My name is Rosemary. A lot of people call me Rose.
When I arrived in Vanuatu over two years ago, I became Leipanga. That’s the name my host family in our training village gave me.
I also became whiteman, or missus, which is what white/foreign women are called here. I’ve always been white, of course, but coming to Vanuatu, it became one of my names. As in, “Who’s the whiteman?” or “Missus, where are you going?”
Then I left the training village on Efate and travelled to Tanna, the island that’s been my home for the past two years. When I arrived, my new host family gave me the name Nabubo, which means “Nabubo.” And of course, still whiteman and missus. Sometimes even yaramitunga, which means whiteman in local language.

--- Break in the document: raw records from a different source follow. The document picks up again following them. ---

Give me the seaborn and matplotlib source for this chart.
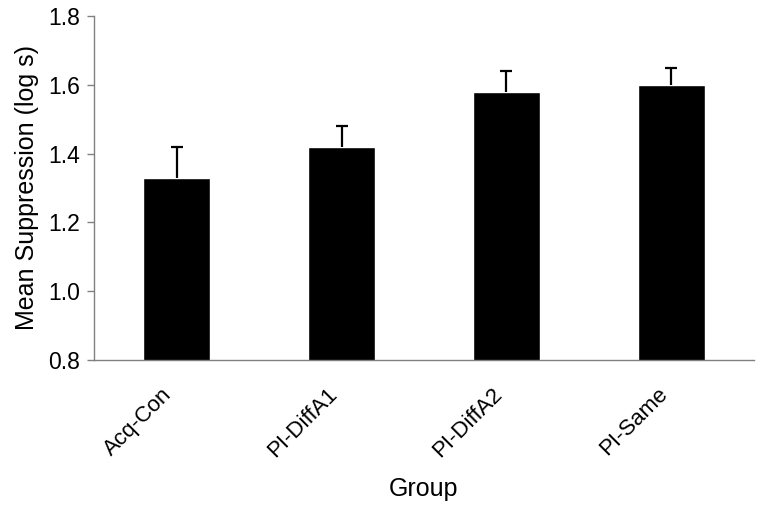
import matplotlib
matplotlib.use("Agg")
import matplotlib.pyplot as plt
import pandas as pd
import seaborn as sns

groups = ["Acq-Con", "PI-DiffA1", "PI-DiffA2", "PI-Same"]
means = [1.33, 1.42, 1.58, 1.60]
errors = [0.09, 0.06, 0.06, 0.05]

df = pd.DataFrame({"Group": groups, "Mean": means})

sns.set_style("white")
plt.rcParams["font.family"] = ["Liberation Sans", "DejaVu Sans"]
plt.rcParams["text.color"] = "black"
plt.rcParams["axes.labelcolor"] = "black"
plt.rcParams["xtick.color"] = "black"
plt.rcParams["ytick.color"] = "black"

fig = plt.figure(figsize=(7.67, 5.07), dpi=100)
ax = fig.add_axes([0.1226, 0.290, 0.8604, 0.6784])

sns.barplot(data=df, x="Group", y="Mean", color="black", width=0.41,
            saturation=1, errorbar=None, ax=ax)
eb = ax.errorbar(range(len(groups)), means, yerr=[[0] * len(groups), errors],
                 fmt="none", ecolor="black", elinewidth=1.6, capsize=4.5, capthick=1.6)
# only the upper cap
eb[1][0].set_visible(False)

ax.set_ylim(0.8, 1.8)
ax.set_yticks([0.8, 1.0, 1.2, 1.4, 1.6, 1.8])
ax.set_yticklabels(["0.8", "1.0", "1.2", "1.4", "1.6", "1.8"], fontsize=16.5)
ax.set_xlim(-0.5, len(groups) - 0.5)
ax.set_xticks([i - 0.5 for i in range(len(groups) + 1)], minor=True)
ax.set_xticklabels(groups, rotation=45, ha="right", fontsize=16)
ax.tick_params(axis="x", which="major", length=0, pad=17)
ax.tick_params(axis="x", which="minor", length=5, color="#808080", width=1, direction="out")
ax.tick_params(axis="y", length=5, color="#808080", width=1, direction="out", left=True, pad=5)

for s in ["top", "right"]:
    ax.spines[s].set_visible(False)
for s in ["left", "bottom"]:
    ax.spines[s].set_color("#808080")
    ax.spines[s].set_linewidth(1)

ax.set_xlabel("Group", fontsize=18, labelpad=11)
ax.set_ylabel("Mean Suppression (log s)", fontsize=18, labelpad=7)

fig.savefig("out.png", dpi=100)
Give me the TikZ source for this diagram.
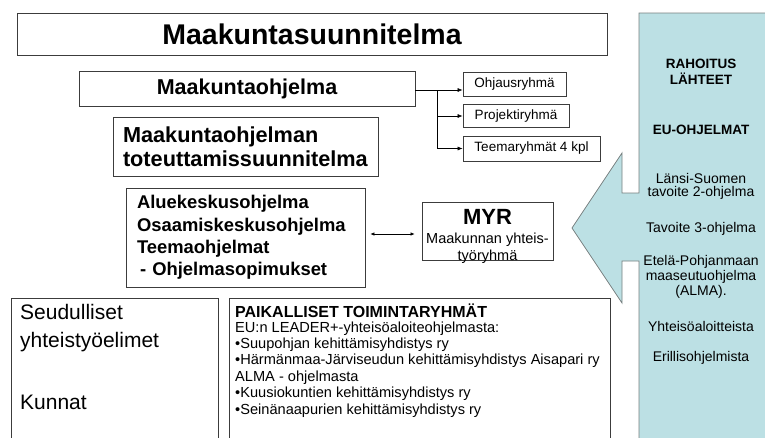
\documentclass[tikz,border=0pt]{standalone}
\usepackage{fontspec}
\setmainfont{Liberation Sans}
\usetikzlibrary{arrows.meta, positioning, calc}
\definecolor{rahblue}{RGB}{188,224,228}
\definecolor{rahedge}{RGB}{120,128,128}
\definecolor{boxedge}{RGB}{60,60,60}
\newcommand{\fsz}[2]{\fontsize{#1pt}{#2pt}\selectfont}

\begin{document}
\begin{tikzpicture}[x=1pt, y=-1pt,
  box/.style={draw=boxedge, line width=0.8pt, fill=white, inner sep=0pt},
  arr/.style={-{Latex[length=5pt,width=4pt]}, line width=0.6pt},
  dblarr/.style={{Latex[length=4pt,width=3.5pt]}-{Latex[length=4pt,width=3.5pt]}, line width=0.6pt},
  lbl/.style={inner sep=0pt},
  sidelbl/.style={inner sep=0pt, font=\fsz{14}{16}}]
\useasboundingbox (0,0) rectangle (765,437);
\clip (0,0) rectangle (765,437);

% top boxes
\node[box, minimum width=590pt, minimum height=42pt, font=\bfseries\fsz{28.5}{30}]
  (plan) at (312,34) {Maakuntasuunnitelma};
\node[box, minimum width=336pt, minimum height=35pt, font=\bfseries\fsz{21.5}{24}]
  (ohj) at (247,88.5) {Maakuntaohjelma};
\node[box, minimum width=265pt, minimum height=59pt, inner xsep=10pt, text width=245pt,
  align=left, font=\bfseries\fsz{21.7}{24}]
  (tot) at (245.5,146.5) {Maakuntaohjelman\\toteuttamissuunnitelma};

% working groups
\node[box, minimum width=103pt, minimum height=24pt, font=\fsz{13.5}{15}]
  (ohjaus) at (514.5,84) {Ohjausryhmä};
\node[box, minimum width=106pt, minimum height=23pt, font=\fsz{13.5}{15}]
  (proj) at (516,116) {Projektiryhmä};
\node[box, minimum width=137pt, minimum height=25pt, font=\fsz{13.5}{15}]
  (teema) at (531.5,148.5) {Teemaryhmät 4 kpl};
\coordinate (fork) at (437,90);
\draw[arr] (fork -| ohj.east) -- (fork -| ohjaus.west);
\draw[arr] (fork) |- (teema.west);
\draw[arr] (proj.west -| fork) -- (proj.west);

% programmes and MYR
\node[box, minimum width=239pt, minimum height=99pt, inner xsep=11pt, text width=217pt,
  align=left, font=\bfseries\fsz{18.4}{22.3}]
  (alue) at (245.5,237.5) {Aluekeskusohjelma\\Osaamiskeskusohjelma\\Teemaohjelmat\\
  \hspace*{3pt}- Ohjelmasopimukset};
\node[box, minimum width=131pt, minimum height=58pt] (myr) at (487.5,231) {};
\node[lbl, font=\bfseries\fsz{22}{22}] (myrt) at (487.5,217) {MYR};
\node[lbl, align=center, font=\fsz{14.5}{17}] (myrs) at (487.5,248.5)
  {Maakunnan yhteis-\\työryhmä};
\draw[dblarr] ($(alue.east)+(5,-3.5)$) -- ($(myr.west)+(-7,3)$);

% funding arrow
\draw[rahedge, line width=0.8pt, fill=rahblue]
  (639,13) -- (772,13) -- (772,450) -- (639,450) -- (639,261) -- (622,261)
  -- (622,303) -- (572,228) -- (622,153) -- (622,193) -- (639,193) -- cycle;
\foreach \y/\txt [count=\i] in {64/RAHOITUS, 79/LÄHTEET, 130/EU-OHJELMAT}
  \node[lbl, font=\bfseries\fsz{13.5}{16}] (rb\i) at (701,\y) {\txt};
\foreach \y/\txt [count=\i] in {178/Länsi-Suomen, 193/tavoite 2-ohjelma,
    229/Tavoite 3-ohjelma, 262/Etelä-Pohjanmaan, 277/maaseutuohjelma,
    292/(ALMA)., 326/Yhteisöaloitteista, 358/Erillisohjelmista}
  \node[sidelbl] (rs\i) at (701,\y) {\txt};

% bottom boxes
\node[box, minimum width=207pt, minimum height=150pt, anchor=north west]
  (seud) at (11,298) {};
\foreach \y/\txt [count=\i] in {312/Seudulliset, 342/yhteistyöelimet, 402/Kunnat}
  \node[lbl, anchor=west, font=\fsz{21}{24}] (sd\i) at (20,\y) {\txt};

\node[box, minimum width=381pt, minimum height=150pt, anchor=north west]
  (paik) at (229,298) {};
\node[lbl, anchor=west, font=\bfseries\fsz{16}{19}] (pk0) at (235,310.5)
  {PAIKALLISET TOIMINTARYHMÄT};
\foreach \y/\txt [count=\i] in {
    328.5/EU:n LEADER+-yhteisöaloiteohjelmasta:,
    344.5/•Suupohjan kehittämisyhdistys ry,
    361/•Härmänmaa-Järviseudun kehittämisyhdistys Aisapari ry,
    377.5/ALMA - ohjelmasta,
    394/•Kuusiokuntien kehittämisyhdistys ry,
    410.5/•Seinänaapurien kehittämisyhdistys ry}
  \node[lbl, anchor=west, font=\fsz{14.6}{16}] (pk\i) at (235,\y) {\txt};
\end{tikzpicture}
\end{document}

When school started, I earned some new names. Miss Rosemary, or Miss Rose. Teacher Rosemary. And often simply Teacher.
Rosemary, Rose, Leipanga, whiteman, missus, Nabubo, Miss Rosemary, Teacher. For the past two years those have been my names.
When I leave Tanna, no one will call me Nabubo, Miss Rosemary, or Teacher any more. And two weeks later, when I leave Vanuatu, no one will call me Leipanga, whiteman, or missus. My name will just be Rosemary or Rose.
That’s a little scary. Those names have become parts of my identity, reflecting who I’ve been for the past two years as Peace Corps volunteer in Vanuatu. Here, I’m different, and special. I’m an obvious outsider, but with insider status. For better or for worse, I always get noticed. I’m never anonymous. Sometimes it makes me feel famous and sometimes it makes me feel uncomfortable, but I’m used to it now, either way. I’m respected as a teacher and an authority figure. I’m an expert in everything that isn’t gardening. I’m highly educated and experienced. I’m the representative of my whole country.
When I go back to America, I’m just going to be another 20-something college graduate with little work experience. I won’t be noticed. I won’t be a highly educated expert. I’m not going to be special. Saying a few words in local language won’t make everyone hoot with delight. Little kids won’t smile just to see me. That’s all going to be very hard to adjust to.
I’m really hoping that I won’t lose this sense of who I’ve become, here. Yes, I’ll just be Rosemary in America, and I won’t stand out in a crowd. I won’t know more about computers than everyone else, and no one will congratulate me for integrating. Little kids won’t look at me twice. But I’ll still be Nabubo, and Teacher, at least on the inside.